(Aim of the exercise):
Copy everything in the data below exactly except the pictures.

## BEGIN

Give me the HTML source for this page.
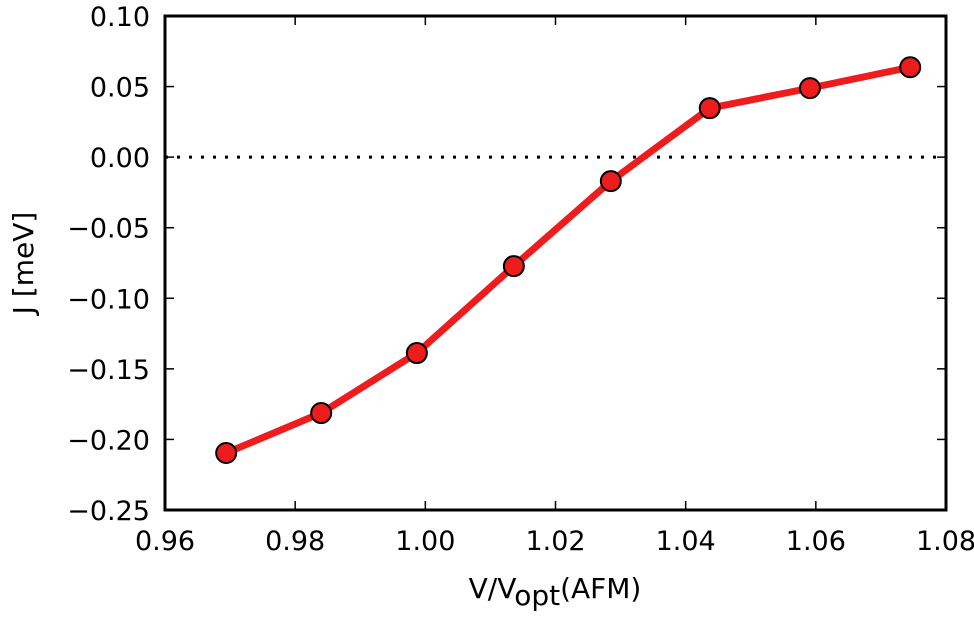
<!DOCTYPE html>
<html><head><meta charset="utf-8"><style>
html,body{margin:0;padding:0;background:#fff;}
svg{display:block;font-family:"DejaVu Sans","Liberation Sans",sans-serif;}
</style></head><body>
<svg id="chart" width="974" height="627" viewBox="0 0 974 627"></svg>
<script>
const xValues=[0.9694,0.9840,0.9987,1.0136,1.0285,1.0437,1.0591,1.0745];
const yValues=[-0.2096,-0.1813,-0.1388,-0.0772,-0.0170,0.0347,0.0489,0.0637];
const xTicks=[0.96,0.98,1.00,1.02,1.04,1.06,1.08];
const yTicks=[0.10,0.05,0.00,-0.05,-0.10,-0.15,-0.20,-0.25];
const xTickLabels=["0.96","0.98","1.00","1.02","1.04","1.06","1.08"];
const yTickLabels=["0.10","0.05","0.00","\u22120.05","\u22120.10","\u22120.15","\u22120.20","\u22120.25"];

const L=165,R=946,T=16,B=510;
const xMin=0.96,xMax=1.08,yMin=-0.25,yMax=0.10;
const sx=v=>L+(v-xMin)/(xMax-xMin)*(R-L);
const sy=v=>B-(v-yMin)/(yMax-yMin)*(B-T);
const svg=document.getElementById('chart');
const NS='http://www.w3.org/2000/svg';
function mk(tag,attrs,parent){const e=document.createElementNS(NS,tag);for(const k in attrs)e.setAttribute(k,attrs[k]);(parent||svg).appendChild(e);return e;}

let z=mk('line',{x1:L,x2:R,y1:sy(0),y2:sy(0),stroke:'#000','stroke-width':3,'stroke-dasharray':'3,9'});



xTicks.forEach((v,i)=>{
  const x=sx(v);
  let t=mk('line',{x1:x,x2:x,y1:B,y2:B-9,stroke:'#000','stroke-width':1.5});
  
  
  let t2=mk('line',{x1:x,x2:x,y1:T,y2:T+9,stroke:'#000','stroke-width':1.5});
  
  
  let lb=mk('text',{x:x,y:B+40,'text-anchor':'middle','font-size':27});
  lb.textContent=xTickLabels[i];
  
  
});
yTicks.forEach((v,i)=>{
  const y=sy(v);
  let t=mk('line',{x1:L,x2:L+9,y1:y,y2:y,stroke:'#000','stroke-width':1.5});
  
  
  let t2=mk('line',{x1:R,x2:R-9,y1:y,y2:y,stroke:'#000','stroke-width':1.5});
  
  
  let lb=mk('text',{x:L-15,y:y+10,'text-anchor':'end','font-size':27});
  lb.textContent=yTickLabels[i];
  
  
});

let pts=xValues.map((v,i)=>sx(v)+','+sy(yValues[i])).join(' ');
let pl=mk('polyline',{points:pts,fill:'none',stroke:'#ee1c1c','stroke-width':7,'stroke-linejoin':'round'});


xValues.forEach((v,i)=>{
  let c=mk('circle',{cx:sx(v),cy:sy(yValues[i]),r:10,fill:'#ee1c1c',stroke:'#000','stroke-width':2});
  
  
});

let f=mk('rect',{x:L,y:T,width:R-L,height:B-T,fill:'none',stroke:'#000','stroke-width':3});



let xt=mk('text',{x:555,y:598,'text-anchor':'middle','font-size':28});
xt.innerHTML='V/V<tspan dy="7">opt</tspan><tspan dy="-7">(AFM)</tspan>';


let yt=mk('text',{x:0,y:0,'text-anchor':'middle','font-size':28,transform:'translate(33,263) rotate(-90)'});
yt.textContent='J [meV]';


</script>
</body></html>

## END

(Response to this exercise):
Give me the HTML source for this page.
<!DOCTYPE html>
<html><head><meta charset="utf-8"><style>
html,body{margin:0;padding:0;background:#fff;}
svg{display:block;font-family:"DejaVu Sans","Liberation Sans",sans-serif;}
</style></head><body>
<svg id="chart" width="974" height="627" viewBox="0 0 974 627"></svg>
<script>
const xValues=[0.9694,0.9840,0.9987,1.0136,1.0285,1.0437,1.0591,1.0745];
const yValues=[-0.2096,-0.1813,-0.1388,-0.0772,-0.0170,0.0347,0.0489,0.0637];
const xTicks=[0.96,0.98,1.00,1.02,1.04,1.06,1.08];
const yTicks=[0.10,0.05,0.00,-0.05,-0.10,-0.15,-0.20,-0.25];
const xTickLabels=["0.96","0.98","1.00","1.02","1.04","1.06","1.08"];
const yTickLabels=["0.10","0.05","0.00","\u22120.05","\u22120.10","\u22120.15","\u22120.20","\u22120.25"];

const L=165,R=946,T=16,B=510;
const xMin=0.96,xMax=1.08,yMin=-0.25,yMax=0.10;
const sx=v=>L+(v-xMin)/(xMax-xMin)*(R-L);
const sy=v=>B-(v-yMin)/(yMax-yMin)*(B-T);
const svg=document.getElementById('chart');
const NS='http://www.w3.org/2000/svg';
function mk(tag,attrs,parent){const e=document.createElementNS(NS,tag);for(const k in attrs)e.setAttribute(k,attrs[k]);(parent||svg).appendChild(e);return e;}

let z=mk('line',{x1:L,x2:R,y1:sy(0),y2:sy(0),stroke:'#000','stroke-width':3,'stroke-dasharray':'3,9'});



xTicks.forEach((v,i)=>{
  const x=sx(v);
  let t=mk('line',{x1:x,x2:x,y1:B,y2:B-9,stroke:'#000','stroke-width':1.5});
  
  
  let t2=mk('line',{x1:x,x2:x,y1:T,y2:T+9,stroke:'#000','stroke-width':1.5});
  
  
  let lb=mk('text',{x:x,y:B+40,'text-anchor':'middle','font-size':27});
  lb.textContent=xTickLabels[i];
  
  
});
yTicks.forEach((v,i)=>{
  const y=sy(v);
  let t=mk('line',{x1:L,x2:L+9,y1:y,y2:y,stroke:'#000','stroke-width':1.5});
  
  
  let t2=mk('line',{x1:R,x2:R-9,y1:y,y2:y,stroke:'#000','stroke-width':1.5});
  
  
  let lb=mk('text',{x:L-15,y:y+10,'text-anchor':'end','font-size':27});
  lb.textContent=yTickLabels[i];
  
  
});

let pts=xValues.map((v,i)=>sx(v)+','+sy(yValues[i])).join(' ');
let pl=mk('polyline',{points:pts,fill:'none',stroke:'#ee1c1c','stroke-width':7,'stroke-linejoin':'round'});


xValues.forEach((v,i)=>{
  let c=mk('circle',{cx:sx(v),cy:sy(yValues[i]),r:10,fill:'#ee1c1c',stroke:'#000','stroke-width':2});
  
  
});

let f=mk('rect',{x:L,y:T,width:R-L,height:B-T,fill:'none',stroke:'#000','stroke-width':3});



let xt=mk('text',{x:555,y:598,'text-anchor':'middle','font-size':28});
xt.innerHTML='V/V<tspan dy="7">opt</tspan><tspan dy="-7">(AFM)</tspan>';


let yt=mk('text',{x:0,y:0,'text-anchor':'middle','font-size':28,transform:'translate(33,263) rotate(-90)'});
yt.textContent='J [meV]';


</script>
</body></html>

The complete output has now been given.